In my experience, around the time of my protected disclosure, I was involved in meetings and discussions where those who had set up the meeting had not stated the purpose of the meeting in advance (or on one occasion deliberately misled me). In these meetings they had clearly rehearsed their questions. Questions that were designed to belittle and discredit.
In these cases this seems to be motivated by a desire to hold on to power, deny failings, use ‘playground’ tactics and break connections which aren’t in line with the overall agenda (often not made public).
These behaviours are frequently the result of bullying from higher up the chain, and a culture where leaders are not comfortable with ambiguity.

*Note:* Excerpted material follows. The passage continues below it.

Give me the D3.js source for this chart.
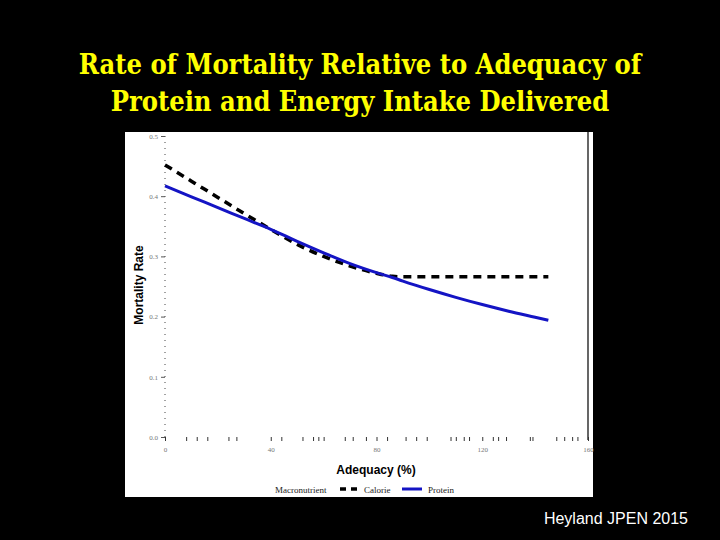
<!DOCTYPE html>
<html>
<head>
<meta charset="utf-8">
<script src="https://cdn.jsdelivr.net/npm/d3@7"></script>
<style>
  html, body { margin: 0; padding: 0; background: #000; }
  svg { display: block; }
</style>
</head>
<body>
<svg id="chart" width="720" height="540"></svg>
<script>
// Mortality rate vs adequacy (%)
const adequacy = [0, 10, 20, 30, 40, 50, 60, 70, 80, 86, 90, 100, 110, 120, 130, 140, 145];
const calorie  = [0.452, 0.425, 0.398, 0.371, 0.345, 0.320, 0.300, 0.284, 0.272, 0.267, 0.266, 0.266, 0.266, 0.266, 0.266, 0.266, 0.266];
const protein  = [0.417, 0.399, 0.381, 0.363, 0.345, 0.325, 0.306, 0.288, 0.273, 0.265, 0.259, 0.245, 0.232, 0.220, 0.209, 0.199, 0.194];
const xTicks = [0, 40, 80, 120, 160];
const xMinorTicks = [8, 12, 16, 24, 27, 44, 52, 56, 58, 60, 68, 71, 76, 84, 91, 95, 99, 108, 110, 113, 115, 124, 126, 129, 138, 139, 148, 151, 154, 156];
const yTicks = [0, 0.1, 0.2, 0.3, 0.4, 0.5];
const yTickLabels = ['0.0', '0.1', '0.2', '0.3', '0.4', '0.5'];
const titleLines = ['Rate of Mortality Relative to Adequacy of', 'Protein and Energy Intake Delivered'];

const svg = d3.select('#chart');

// title
svg.append('g').selectAll('text')
  .data(titleLines)
  .enter().append('text')
  .attr('x', 360)
  .attr('y', (d, i) => 74 + i * 37)
  .attr('text-anchor', 'middle')
  .attr('fill', '#ffff00')
  .attr('font-family', "'DejaVu Serif Condensed', 'DejaVu Serif'")
  .attr('font-stretch', 'condensed')
  .attr('font-weight', 'bold')
  .attr('font-size', 27)
  .text(d => d);

// white plot panel
svg.append('rect').attr('x', 125).attr('y', 132).attr('width', 468).attr('height', 365).attr('fill', '#fff');

const x = d3.scaleLinear().domain([0, 160]).range([165, 588]);
const y = d3.scaleLinear().domain([0, 0.5]).range([437, 136]);

// right frame line
svg.append('line').attr('x1', 588).attr('x2', 588).attr('y1', 132).attr('y2', 440)
  .attr('stroke', '#000').attr('stroke-width', 1.2);

// y axis: dotted line, short ticks, tiny labels
svg.append('line').attr('x1', 165).attr('x2', 165).attr('y1', y(0.5)).attr('y2', y(0))
  .attr('stroke', '#444').attr('stroke-width', 1).attr('stroke-dasharray', '1,5');
const yAxis = svg.append('g').attr('transform', 'translate(165,0)')
  .call(d3.axisLeft(y).tickValues(yTicks).tickSize(4).tickFormat((d, i) => yTickLabels[i]));
yAxis.select('.domain').remove();
yAxis.selectAll('line').attr('stroke', '#555');
yAxis.selectAll('text').attr('fill', '#777').attr('font-family', 'Liberation Serif').attr('font-size', 7);

// x axis: major ticks with labels + irregular minor ticks
const xAxis = svg.append('g').attr('transform', 'translate(0,437)')
  .call(d3.axisBottom(x).tickValues(xTicks).tickSize(4).tickPadding(6));
xAxis.select('.domain').remove();
xAxis.selectAll('line').attr('stroke', '#333');
xAxis.selectAll('text').attr('fill', '#777').attr('font-family', 'Liberation Serif').attr('font-size', 7);
svg.append('g').attr('transform', 'translate(0,437)')
  .call(d3.axisBottom(x).tickValues(xMinorTicks).tickSize(4).tickFormat(''))
  .call(g => g.select('.domain').remove())
  .selectAll('line').attr('stroke', '#333');

// axis titles
svg.append('text')
  .attr('transform', 'translate(143,285) rotate(-90)')
  .attr('text-anchor', 'middle')
  .attr('font-family', 'Liberation Sans Narrow, Liberation Sans').attr('font-weight', 'bold').attr('font-size', 12)
  .attr('fill', '#000')
  .text('Mortality Rate');
svg.append('text')
  .attr('x', 376).attr('y', 474)
  .attr('text-anchor', 'middle')
  .attr('font-family', 'Liberation Sans Narrow, Liberation Sans').attr('font-weight', 'bold').attr('font-size', 12)
  .attr('fill', '#000')
  .text('Adequacy (%)');

// curves
const line = d3.line().curve(d3.curveMonotoneX);
svg.append('path')
  .attr('d', line(adequacy.map((a, i) => [x(a), y(calorie[i])])))
  .attr('fill', 'none').attr('stroke', '#000').attr('stroke-width', 3.5)
  .attr('stroke-dasharray', '8,6');
svg.append('path')
  .attr('d', line(adequacy.map((a, i) => [x(a), y(protein[i])])))
  .attr('fill', 'none').attr('stroke', '#1414c4').attr('stroke-width', 3);

// legend
const legend = svg.append('g').attr('font-family', 'Liberation Serif').attr('font-size', 9).attr('fill', '#222');
legend.append('text').attr('x', 275).attr('y', 493).text('Macronutrient');
legend.append('line').attr('x1', 340).attr('x2', 357).attr('y1', 489).attr('y2', 489)
  .attr('stroke', '#000').attr('stroke-width', 3.5).attr('stroke-dasharray', '6,5');
legend.append('text').attr('x', 364).attr('y', 493).text('Calorie');
legend.append('line').attr('x1', 402).attr('x2', 422).attr('y1', 489).attr('y2', 489)
  .attr('stroke', '#1414c4').attr('stroke-width', 3);
legend.append('text').attr('x', 428).attr('y', 493).text('Protein');

// footer
svg.append('text')
  .attr('x', 688).attr('y', 524)
  .attr('text-anchor', 'end')
  .attr('fill', '#fff')
  .attr('font-family', 'Liberation Sans').attr('font-size', 16)
  .text('Heyland JPEN 2015');
</script>
</body>
</html>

Bullying in this context is not always recognised as such, and victims are made to feel it may be their fault. This compromises patient safety.
This is a problem which affects all areas of work, not just the UK National Health Service [NHS]. I remain optimistic that, because of the profile this issue now has in the NHS, things are changing. There’s a long way to go yet and many injustices to be rectified.
‘People deal far better with uncertainty and stress when they know what’s going on, even if the information is incomplete and only temporarily correct. Freely circulating information helps create trust, and it turns us into rapid and more effective learners’
Margaret J Wheatley (2007) ‘Finding our Way. Leadership For an Uncertain Time’. Berrett-Kohler Publishers Inc. San Francisco
Author: Steve Turner Updated April 2019.